Simply put, the passing game was anemic. Partly because, as mentioned above, the coaching staff understands they can’t rely on throwing the football to try and win games right now. Also, quarterback Josh Allen wasn’t very accurate in this one, even when he had time. When he was accurate, most throws were short and receivers did not have many yards running after the catch. So, I’m not putting Allen specifically on this list, but he was part of a passing game that needs to be better if they want to win more games. Surviving in the NFL with this formula is too tough to do every single week.

  • Punter/Holder Corey Bojorquez

Bojorquez had a rough day in more ways than one. A punt in the first quarter looked like it was designed to go to the left side of the offense but went the other way, and sure enough the Titans return man had plenty of room to take it back the other way for 38 yards, setting up their first score of the game. Then later, he inexplicably didn’t set the ball down when he was holding for a field goal. It looked like Bojorquez took it upon himself to try a fake. After the game he and others blamed it on miscommunication. The rookie had another punt he should have been able to pin inside the 15-, or even 10-yard line, but struck it too hard which caused the ball to bounce into the end zone for a touchback.

  • Third down defense

The Bills played rock-solid defense most of the afternoon, but for some reason they continually allowed the Titans to convert third downs, even when they had longer yardage to make. Tennessee finished 6-for-12 (50-percent) on third downs on the day.



Whew. That was one the Bills needed, had in control, but almost let get away.
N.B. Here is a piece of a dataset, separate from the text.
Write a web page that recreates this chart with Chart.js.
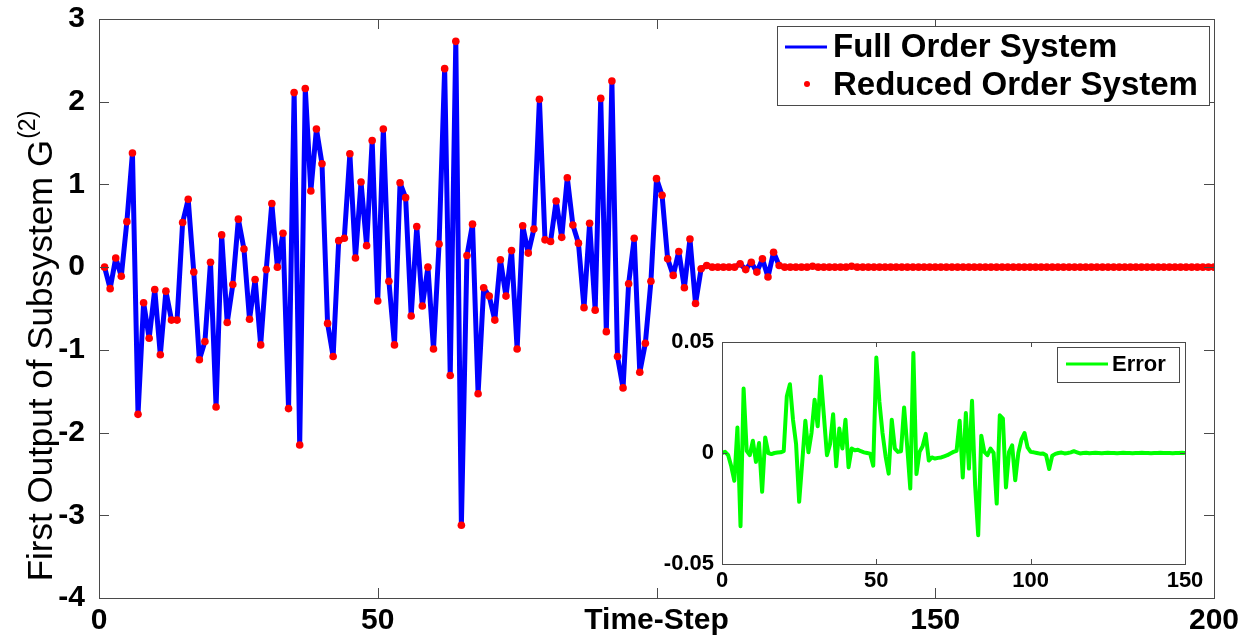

They were able to do what they needed not only in the end but throughout the day to secure the victory. More on that in a minute, but first, I wrote right here in this spot last week that this game was huge because of how the next few can play out either way, and that winning two out of the next three was paramount if we are to have any discussion whatsoever about trying to stay in the wild card race come December. Well, they got that first win and now have two games - both on the road - against similar types of teams. A split with the Indianapolis Colts and Houston Texans at least keeps the talk interesting about where the season can go, and will put them at 3-4 at worst (4-3 with a sweep) with the New England Patriots coming to Buffalo on a Monday Night.  

Now, let me be clear: I don’t think the formula they used Sunday is sustainable for winning a lot of football games. However, if that’s what’s needed on a weekly basis, then that’s what you do. It’s obvious they did not want Josh Allen to have to win the game with his arm Sunday. The entire passing game was very rudimentary, from the limited number of throws (only 19) to the types of passes, which were mostly short and safe. I do love that they got back to doing what they should have been doing all along, which is run the football and not abandoning it at the first sign of things not going their way.

That said, we all know that in 2018 teams that are run-first and play conservative football have a much tougher time winning games than teams who have successful passing attacks and open it up more. But here’s the thing - the object is to win the game. Each week. No matter how you have to do it. I’m guessing next week the Bills will have a similar game plan when they visit the Texans: run the ball, take as much off Allen’s plate as they can, keep things simple for him, and play good defense. If that wins, so be it. You won’t find criticism from me, but I’ll fully recognize there is a slim margin for error in this formula.

I don’t think Sean McDermott or Brandon Beane believe this is the best way to win games in the NFL every week, either. If they did, they wouldn’t have drafted Josh Allen. In fact, they probably would have stuck with Tyrod Taylor as their quarterback. I know they’re willing to do it that way, if that’s what it takes to get a win. And, quite frankly, that’s all they should care about as they prepare for every game on an individual basis.  

It’s sports. The object is to win the game. The wins and losses aren’t counted differently in the standings based on how it’s done.